Well, I made it through my day of grief somehow intact. I've decided that although all I feel like doing is staying in bed with the covers pulled over my head, in hopes that the big bad monster Grim Reaper will disappear and return our family member to us, instead I am going to just keep putting one foot in front of the other and do the things that I've been doing. Best case scenario, I'll work all the sadness out; worst case scenario I will be able to prevent myself from turning into a 600 pound blob while I figure out what this whole life thing is all about again.
So although I sincerely debated calling off my walking date with K and M, I got myself dressed and headed out anyway. Hampering my depression, the weather was beautiful tonight, just the right amount of sun and heat and breeze. Further hindering my sinking emotions was good conversation with amazing ladies. Bah, I'll admit it. The whole endeavor cheered me up a little bit.
We made it through two miles of track before we all had to say our goodbyes and get back to our various evening chores (I get off easy by only having to write this blog and take a shower before Pooch starts giving me dirty looks).
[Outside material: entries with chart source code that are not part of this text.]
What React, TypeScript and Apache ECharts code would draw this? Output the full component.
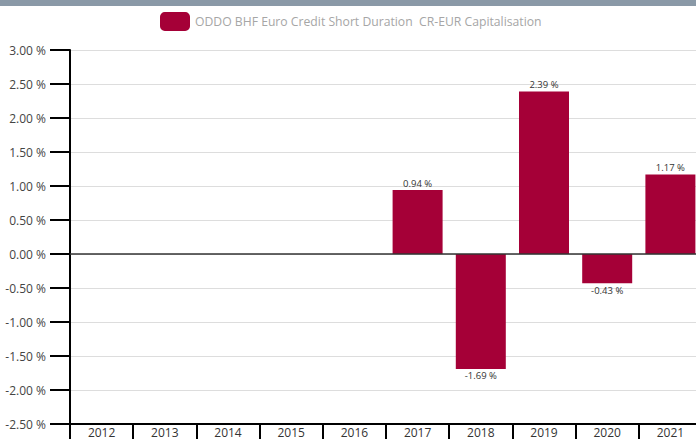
import React, { useEffect, useRef } from "react";
import * as echarts from "echarts";

const years = ["2012", "2013", "2014", "2015", "2016", "2017", "2018", "2019", "2020", "2021"];
const returns: (number | null)[] = [null, null, null, null, null, 0.94, -1.69, 2.39, -0.43, 1.17];
const seriesName = "ODDO BHF Euro Credit Short Duration  CR-EUR Capitalisation";
const yMin = -2.5;
const yMax = 3;
const yStep = 0.5;

const FONT = "'Open Sans', 'Noto Sans', sans-serif";
const BAR_COLOR = "#a50037";

export default function App() {
  const ref = useRef<HTMLDivElement>(null);
  useEffect(() => {
    if (!ref.current) return;
    const chart = echarts.init(ref.current, undefined, { renderer: "svg" });
    const data = returns.map((v) =>
      v === null
        ? { value: null }
        : {
            value: v,
            label: { position: v < 0 ? "bottom" : "top" },
          }
    );
    chart.setOption({
      animation: false,
      textStyle: { fontFamily: FONT },
      graphic: [
        {
          type: "rect",
          left: 0,
          top: 0,
          shape: { width: 704, height: 6 },
          style: { fill: "#8a99a7" },
          silent: true,
        },
      ],
      legend: {
        top: 7,
        left: 155,
        padding: 5,
        itemWidth: 30,
        itemHeight: 19,
        itemGap: 10,
        icon: "roundRect",
        textStyle: { color: "#a6a6a6", fontSize: 12.2, fontFamily: FONT },
        data: [seriesName],
      },
      grid: { left: 70, right: 2, top: 50, bottom: 15, containLabel: false },
      xAxis: {
        type: "category",
        data: years,
        boundaryGap: true,
        axisLine: { onZero: false, lineStyle: { color: "#000", width: 2 } },
        axisTick: { show: true, interval: 0, length: 16, lineStyle: { color: "#000", width: 2 } },
        axisLabel: { color: "#333", fontSize: 12, margin: 2, fontFamily: FONT, interval: 0 },
        splitLine: { show: false },
      },
      yAxis: {
        type: "value",
        min: yMin,
        max: yMax,
        interval: yStep,
        axisLine: { show: true, lineStyle: { color: "#000", width: 2 } },
        axisTick: { show: true, length: 20, lineStyle: { color: "#000", width: 2 } },
        axisLabel: {
          color: "#444",
          fontSize: 12,
          margin: 24,
          fontFamily: FONT,
          formatter: (v: number) => v.toFixed(2) + " %",
        },
        splitLine: { show: true, lineStyle: { color: "#dddddd", width: 1 } },
      },
      series: [
        {
          name: seriesName,
          type: "bar",
          data,
          barWidth: 50,
          itemStyle: { color: BAR_COLOR },
          label: {
            show: true,
            distance: 2,
            color: "#333",
            fontSize: 9.5,
            fontFamily: FONT,
            formatter: (p: any) => (p.value === null || p.value === undefined ? "" : p.value.toFixed(2) + " %"),
          },
          markLine: {
            silent: true,
            symbol: ["none", "none"],
            label: { show: false },
            lineStyle: { color: "#333", width: 1.5, type: "solid" },
            emphasis: { disabled: true },
            data: [{ yAxis: 0 }],
          },
        },
      ],
    });
    return () => chart.dispose();
  }, []);
  return (
    <div style={{ position: "fixed", left: 0, top: 0, width: 696, height: 439, overflow: "hidden", background: "#fff" }}>
      <div ref={ref} style={{ width: 704, height: 439 }} />
    </div>
  );
}
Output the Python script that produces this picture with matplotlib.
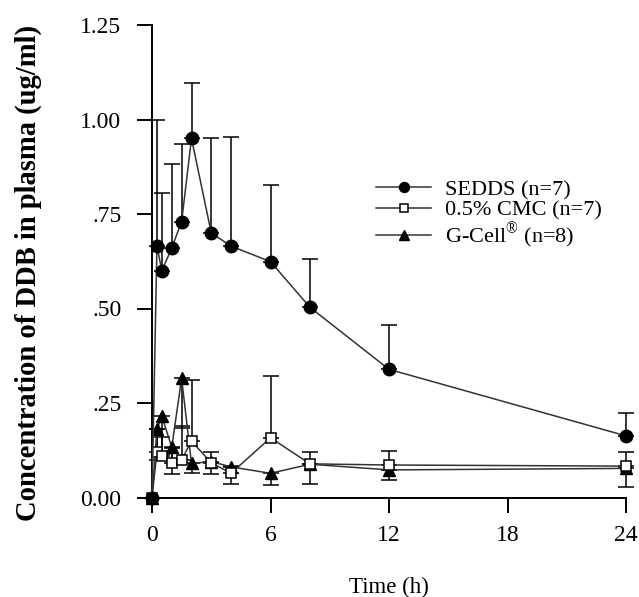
import matplotlib
matplotlib.use("Agg")
import matplotlib.pyplot as plt
import numpy as np

plt.rcParams['font.family'] = ['Liberation Serif', 'DejaVu Serif']
plt.rcParams['mathtext.fontset'] = 'custom'
plt.rcParams['mathtext.rm'] = 'Liberation Serif'

time_h = [0, 0.25, 0.5, 1, 1.5, 2, 3, 4, 6, 8, 12, 24]
sedds = [0, 0.665, 0.60, 0.66, 0.73, 0.95, 0.70, 0.665, 0.624, 0.503, 0.339, 0.163]
sedds_sd = [0, 0.335, 0.206, 0.222, 0.204, 0.147, 0.25, 0.289, 0.202, 0.127, 0.117, 0.06]
cmc = [0, 0.12, 0.11, 0.09, 0.10, 0.149, 0.092, 0.064, 0.158, 0.089, 0.086, 0.083]
cmc_sd = [0, 0.06, 0.05, 0.04, 0.09, 0.162, 0.028, 0.02, 0.164, 0.031, 0.038, 0.038]
gcell = [0, 0.18, 0.215, 0.133, 0.315, 0.09, 0.095, 0.081, 0.064, 0.088, 0.073, 0.077]
gcell_sd = [0, 0.08, 0.10, 0.07, 0.13, 0.026, 0.034, 0.045, 0.032, 0.052, 0.027, 0.048]

labels = ['SEDDS (n=7)', '0.5% CMC (n=7)', 'G-Cell$^{®}$ (n=8)']
xticks = [0, 6, 12, 18, 24]
yticks = [0, 0.25, 0.5, 0.75, 1.0, 1.25]
yticklabels = ['0.00', '.25', '.50', '.75', '1.00', '1.25']

fig = plt.figure(figsize=(6.39, 5.97), dpi=100)
ax = fig.add_axes([152/639, 1-497.5/597, (626-152)/639, (497.5-25)/597])

zeros = np.zeros(len(time_h))
lc = '#333333'
ekw = dict(fmt='none', ecolor='black', elinewidth=1.1, capsize=6, capthick=1.1, clip_on=False)
ax.errorbar(time_h, sedds, yerr=[zeros, sedds_sd], zorder=2, **ekw)
ax.errorbar(time_h, cmc, yerr=[zeros, cmc_sd], zorder=2, **ekw)
ax.errorbar(time_h, gcell, yerr=[gcell_sd, zeros], zorder=2, **ekw)

ax.plot(time_h, gcell, color=lc, lw=1.1, marker='^', ms=8.5, mfc='black', mec='black',
        label=labels[2], zorder=3, clip_on=False)
ax.plot(time_h, cmc, color=lc, lw=1.1, marker='s', ms=7.5, mfc='white', mec='black', mew=1.1,
        label=labels[1], zorder=4, clip_on=False)
ax.plot(time_h, sedds, color=lc, lw=1.1, marker='o', ms=9, mfc='black', mec='black',
        label=labels[0], zorder=5, clip_on=False)

ax.set_xlim(0, 24)
ax.set_ylim(0, 1.25)
ax.set_xticks(xticks)
ax.set_xticklabels([str(v) for v in xticks])
ax.set_yticks(yticks)
ax.set_yticklabels(yticklabels)
for s in ['top', 'right']:
    ax.spines[s].set_visible(False)
for s in ['left', 'bottom']:
    ax.spines[s].set_linewidth(1.4)
ax.tick_params(direction='out', length=11, width=1.4, labelsize=17, pad=9, colors='black')
ax.tick_params(axis='y', pad=11)

ax.set_xlabel('Time (h)', fontsize=16.5, labelpad=22)
ax.set_ylabel('Concentration of DDB in plasma (ug/ml)', fontsize=20.6, fontweight='bold')
ax.yaxis.set_label_coords(-0.232, 0.476)

h, l = ax.get_legend_handles_labels()
order = [2, 1, 0]
leg = ax.legend([h[i] for i in order], [l[i] for i in order], loc='upper left',
                bbox_to_anchor=(0.43, 0.715), frameon=False, fontsize=16,
                handlelength=2.5, handletextpad=0.6, labelspacing=0.0, markerscale=0.8)

fig.savefig('out.png', dpi=100)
I'm still sad, but I can tell that the momentum at least helped my body to feel better. It's amazing, but that commercial for anti-depressants that plays periodically that says, "Where does depression hurt? Everywhere." is accurate. It's important when we get into these depressed, unsure and unmotivated frames of mind that we get out and continue to do something. It never hurts anything, aside from putting a dent in our depression and reminding us that life does go on.